May 09, 2014 15:46 IST

Poster of MastramDirector Akhilesh Jaiswal, who wrote Gangs of Wasseypur, seems unable to make up his mind as to how to firmly hold the narrative in his directorial debut Mastram, writes Prasanna Zore.

Set in Himachal Pradesh in the 1980s, Mastram revolves around the life of a novelist who craves for respect through his clean writing bereft of which he starts peddling porn to earn his living.

The film directed by Akhilesh Jaiswal is about the transformation of a simpleton who gives in to the pressure of being successful, overwhelmed by his own humiliation and the cruel market reality that, simply put, reads demand and supply.

The market demands 'masala', not Rajaram's Man Ki Vilochana, a moving story of a woman in love, which Rajaram, the author, has written painstakingly but doesn't match up to what the publisher wants.

The film then is about how Rajaram, a shy, reticent, married man, becomes Mastram -- an alias for the former -- the confident, business-minded writer and purveyor of porn.

To Mastram, writing pornographic scenes for his novellas comes as easily as writing the emotional scenes of Man Ki Vilochana to Rajaram.

Played by Rahul Bagga (of the Powder show on TV), the film just about delves into the circumstances that forces Rajaram to take an alias.

As Mastram's erotica tops bestsellers' lists, Rajaram's conscience shows no signs of discomfiture given his dream of establishing himself as a great literary writer.
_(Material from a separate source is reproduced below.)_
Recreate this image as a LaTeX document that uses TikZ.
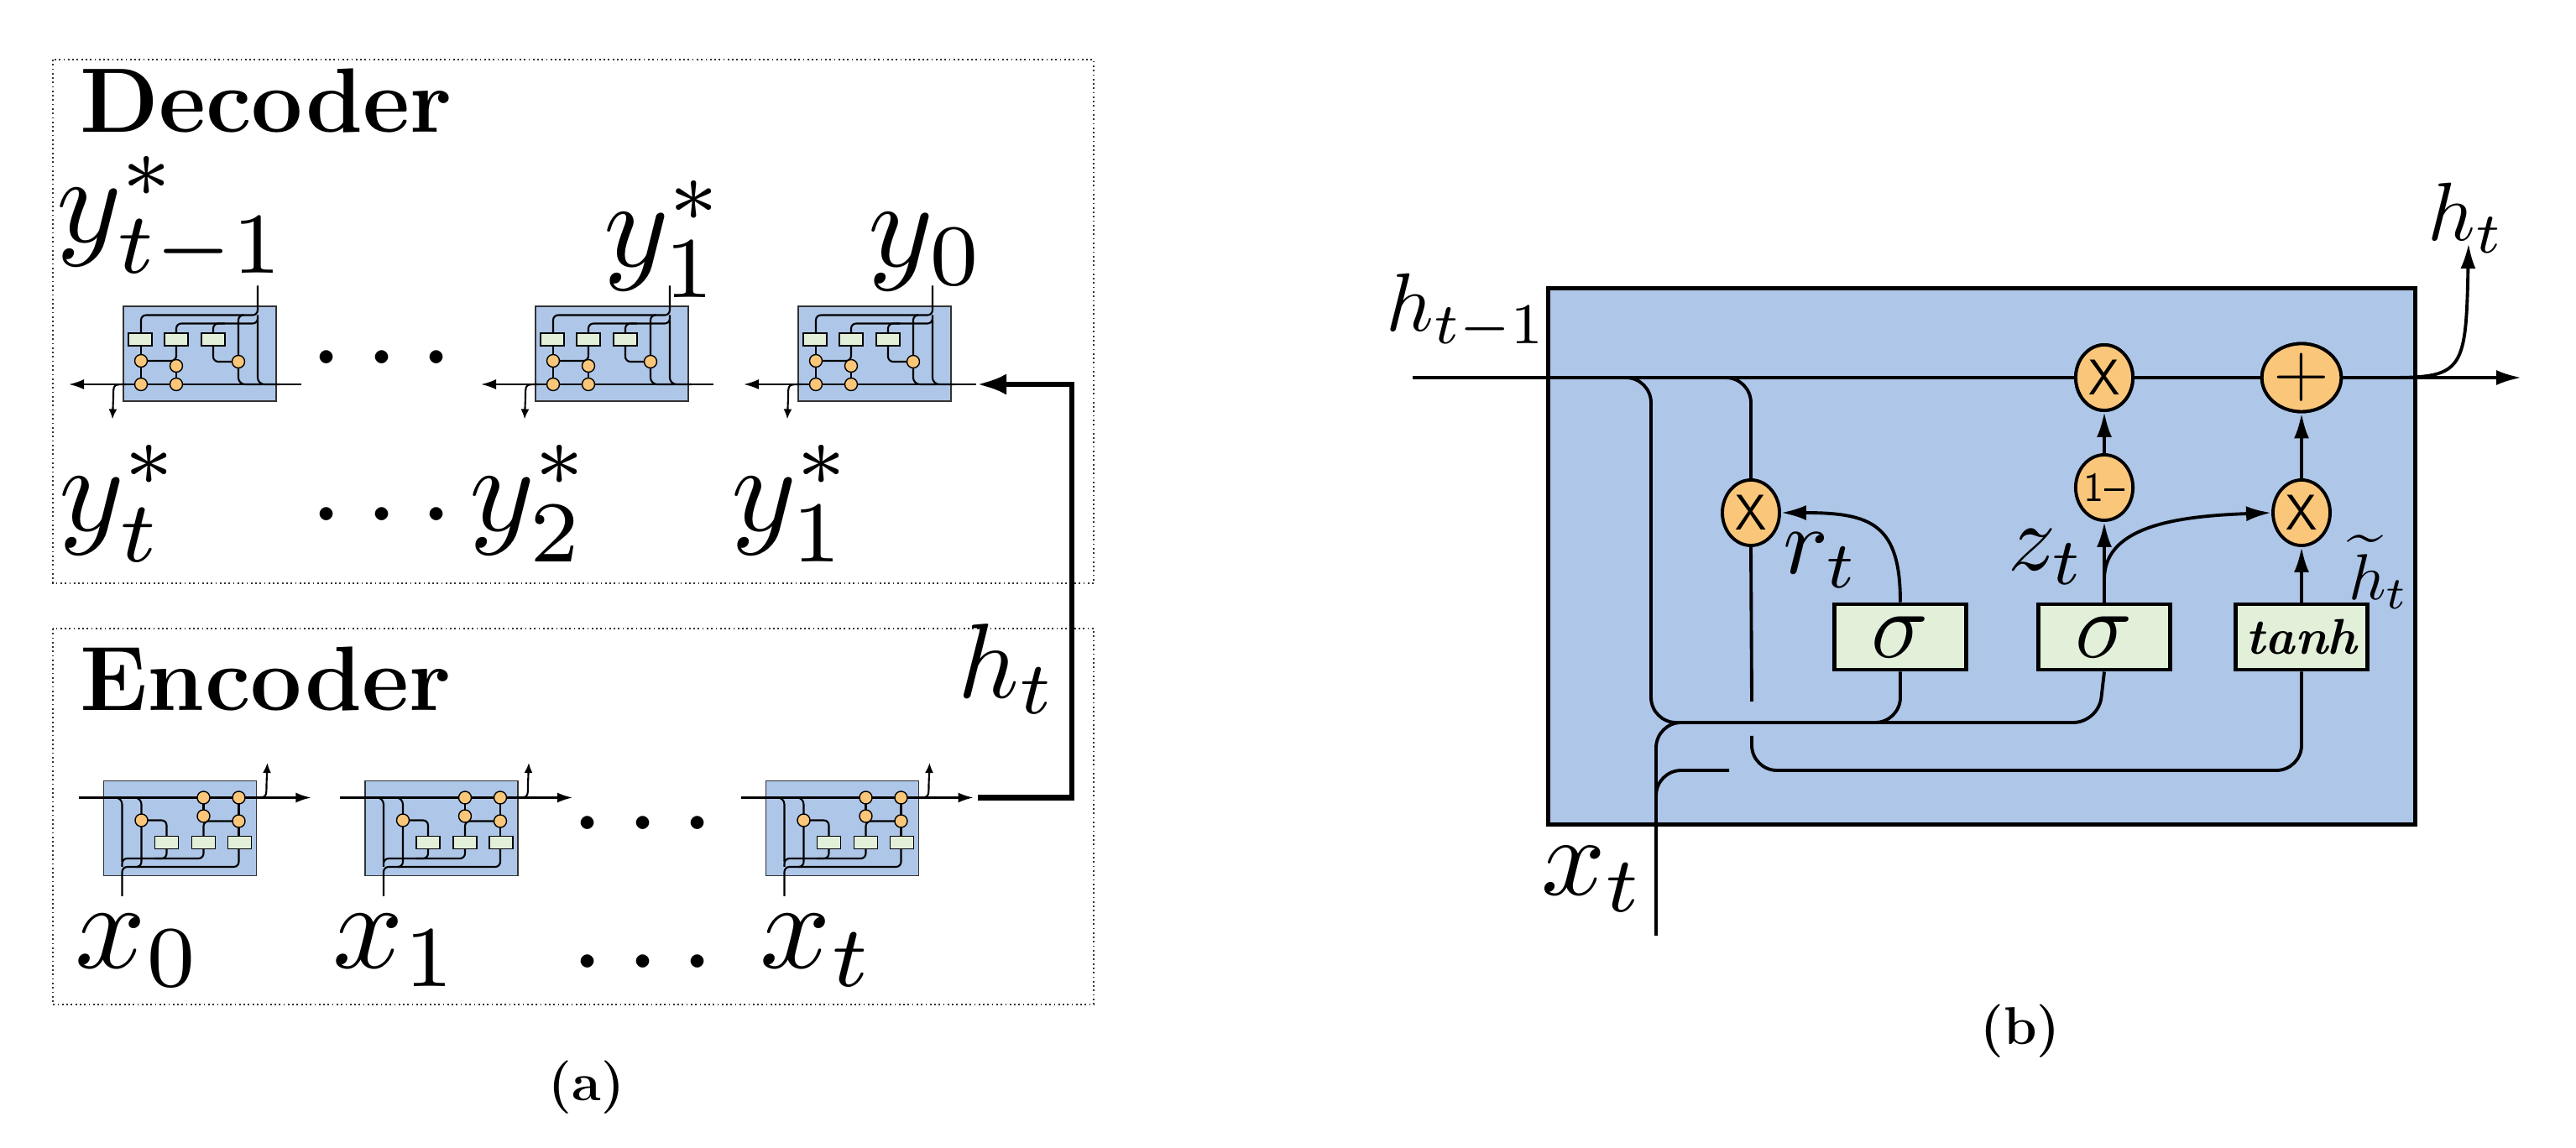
\documentclass[tikz,border=0pt]{standalone}
\usetikzlibrary{arrows.meta,shapes.geometric}
\definecolor{cellblue}{HTML}{AEC6E8}
\definecolor{gatefill}{HTML}{E2EFD9}
\definecolor{opfill}{HTML}{FAC67A}
\newcommand{\bm}[2]{\scalebox{#1}{$#2$}}
\begin{document}
\begin{tikzpicture}[x=0.01cm,y=-0.01cm,
  mini/.style={line width=0.6pt},
  minibox/.style={draw=black!80,line width=0.5pt,fill=cellblue},
  minigate/.style={draw=black,line width=0.5pt,fill=gatefill},
  miniop/.style={draw=black,line width=0.4pt,fill=opfill},
  wire/.style={line width=1.1pt,rounded corners=0.3cm},
  arr/.style={-{Latex[length=0.3cm,width=0.18cm]}},
  op/.style={ellipse,draw=black,line width=1.1pt,fill=opfill,minimum width=0.68cm,minimum height=0.78cm,inner sep=0pt,font=\sffamily\fontsize{17}{17}\selectfont},
  gate/.style={rectangle,draw=black,line width=1.4pt,fill=gatefill,minimum width=1.57cm,minimum height=0.78cm,inner sep=0pt},
  minicell/.pic={
    \draw[minibox] (-91,-56.5) rectangle (91,56.5);
    \draw[mini,rounded corners=0.06cm] (69,-81) -- (69,-46) -- (-70,-46) -- (-70,-24.5);
    \draw[mini,rounded corners=0.06cm] (69,-46) -- (69,-36) -- (-28,-36) -- (-28,-24.5);
    \draw[mini,rounded corners=0.06cm] (30,-36) -- (16,-36) -- (16,-24.5);
    \draw[mini,rounded corners=0.06cm] (50,-46) -- (46,-46) -- (46,9.5);
    \draw[mini,rounded corners=0.08cm] (69,-40) -- (69,36.5) -- (95,36.5);
    \draw[mini,rounded corners=0.08cm] (46,9.5) -- (46,36.5) -- (75,36.5);
    \draw[mini,rounded corners=0.06cm] (-70,-17) -- (-70,36.5);
    \draw[mini,rounded corners=0.06cm] (-70,8.5) -- (-28,8.5) -- (-28,-17);
    \draw[mini] (-28,14.5) -- (-28,36.5);
    \draw[mini,rounded corners=0.06cm] (16,-17) -- (16,9.5) -- (46,9.5);
    \draw[mini,-{Latex[length=0.18cm,width=0.12cm]}] (121,36.5) -- (-156,36.5);
    \draw[mini,-{Latex[length=0.12cm,width=0.1cm]}] (-88,36.5) .. controls (-103,36.5) .. (-103,52) -- (-104,78);
    \foreach \gx in {-71,-28,16} \draw[minigate] (\gx-14,-24.5) rectangle (\gx+14,-9.5);
    \foreach \p in {(-70,8.5),(-70,36.5),(-28,14.5),(-28,36.5),(46,9.5)} \fill[miniop] \p circle[radius=0.075cm];
  }]
\useasboundingbox (0,0) rectangle (3069,1368);
% ---------- panel (a) ----------
\draw[densely dotted,line width=0.5pt,black!80] (63,71) rectangle (1303,695);
\draw[densely dotted,line width=0.5pt,black!80] (63,749) rectangle (1303,1197);
\node[anchor=base west,font=\bfseries\fontsize{31}{31}\selectfont] (dec) at (83,158) {Decoder};
\node[anchor=base west,font=\bfseries\fontsize{31}{31}\selectfont] (enc) at (83,847) {Encoder};
\pic at (238,421.5) {minicell};
\pic at (729,421.5) {minicell};
\pic at (1042,421.5) {minicell};
\pic[rotate=180] at (214.5,987) {minicell};
\pic[rotate=180] at (526,987) {minicell};
\pic[rotate=180] at (1003.5,987) {minicell};
\coordinate (fs) at (1165,950.5);
\coordinate (fc1) at (1277,950.5);
\coordinate (fc2) at (1277,458);
\coordinate (fe) at (1164,458);
\draw[line width=1.8pt,-{Latex[length=0.35cm,width=0.25cm]}] (fs) -- (fc1) -- (fc2) -- (fe);
\node (ytm1) at (205,262) {\bm{4.2}{y^*_{t-1}}};
\node (yo1) at (792,285) {\bm{4.2}{y^*_1}};
\node (y0) at (1104,300) {\bm{4.2}{y_0}};
\node (dta) at (455,430) {\bm{4.2}{\cdots}};
\node (yt) at (143,600) {\bm{4.2}{y^*_t}};
\node (dtb) at (455,617) {\bm{4.2}{\cdots}};
\node (y2) at (632,600) {\bm{4.2}{y^*_2}};
\node (y1) at (944,600) {\bm{4.2}{y^*_1}};
\node (hta) at (1200,797) {\bm{3.6}{h_t}};
\node (x0) at (165,1133) {\bm{4.2}{x_0}};
\node (x1) at (472,1133) {\bm{4.2}{x_1}};
\node (dtc) at (766,985) {\bm{4.2}{\cdots}};
\node (dtd) at (766,1150) {\bm{4.2}{\cdots}};
\node (xt) at (974,1133) {\bm{4.2}{x_t}};
\node[font=\bfseries\fontsize{18}{18}\selectfont] (capa) at (699,1296) {(a)};
% ---------- panel (b) ----------
\node[draw=black,line width=1.5pt,fill=cellblue,minimum width=10.32cm,minimum height=6.38cm,inner sep=0pt] (cell) at (2361,663) {};
\coordinate (hin) at (1683,450);
\coordinate (hout) at (3004,450);
\node[op] (mx) at (2507,450) {X};
\node[op] (pl) at (2742,450) {\fontsize{26}{26}\selectfont +};
\node[op,font=\sffamily\fontsize{14}{14}\selectfont] (om) at (2507,581) {1--};
\node[op] (rx) at (2742,611) {X};
\node[op] (lx) at (2086,611) {X};
\node[gate] (sr) at (2264,759) {\bm{3.2}{\sigma}};
\node[gate] (sz) at (2507,759) {\bm{3.2}{\sigma}};
\node[gate,font=\bfseries\itshape\fontsize{17}{17}\selectfont] (th) at (2742,759) {tanh};
\coordinate (xin) at (1973,1115);
\draw[line width=1.1pt,arr] (hin) -- (mx) -- (pl) -- (hout);
\draw[line width=1.1pt,arr] (2850,450) .. controls (2935,450) and (2938,440) .. (2941,290);
\draw[wire] (1850,450) -- (1967,450) -- (1967,861) -- (2500,861) -- (sz.south);
\draw[wire] (sr.south) -- (2264,861) -- (2200,861);
\draw[wire] (1850,450) -- (2086,450) -- (lx.north);
\draw[line width=1.1pt] (lx.south) -- (2087,836);
\draw[wire] (2087,877) -- (2087,918) -- (2742,918) -- (th.south);
\draw[wire] (xin) -- (1973,861) -- (2060,861);
\draw[wire] (1973,1000) -- (1973,918) -- (2060,918);
\draw[line width=1.1pt,arr] (sr.north) .. controls (2264,625) and (2230,611) .. (lx.east);
\draw[line width=1.1pt,arr] (sz.north) -- (om.south);
\draw[line width=1.1pt,arr] (sz.north) -- (2507,690) .. controls (2507,625) and (2600,615) .. (rx.west);
\draw[line width=1.1pt,arr] (om.north) -- (mx.south);
\draw[line width=1.1pt,arr] (th.north) -- (rx.south);
\draw[line width=1.1pt,arr] (rx.north) -- (pl.south);
\node[op] at (mx) {X};
\node[op] at (pl) {\fontsize{26}{26}\selectfont +};
\node (hm1) at (1748,372) {\bm{2.8}{h_{t-1}}};
\node (htb) at (2938,260) {\bm{2.8}{h_t}};
\node (rt) at (2170,668) {\bm{3.2}{r_t}};
\node (zt) at (2438,664) {\bm{3.2}{z_t}};
\node (htt) at (2834,682) {\bm{2.2}{\widetilde{h}_t}};
\node (xtb) at (1898,1048) {\bm{3.8}{x_t}};
\node[font=\bfseries\fontsize{18}{18}\selectfont] (capb) at (2407,1229) {(b)};
\end{tikzpicture}
\end{document}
There is no conflict between the clean and the not-so-clean. Both live in perfect harmony.

Where the film scores is in giving face and voice to those anonymous erotica/porn (take your pick) writers -- the film is a biographical sketch of a fictitious character Mastram -- whose services most teenaged boys have savoured when consumed with desire during an era when there was no Internet.

The 98-minute film moves at a languid pace for the first 30 minutes.

Then Rajaram becomes Mastram and brings in the much-needed sexual energy into the proceedings, which sadly is the only selling point of the film.

Bagga, as both Rajaram and Mastram, is a mixed bag of emotions.

In some scenes he succeeds in bringing about the nuances of a novelist who writes porn to earn money. In others, he looks lost and unconvincing.

Director Jaiswal, who wrote Gangs of Wasseypur, seems unable to make up his mind as to how to firmly hold the narrative.

The result then is a film that fails to make you feel good.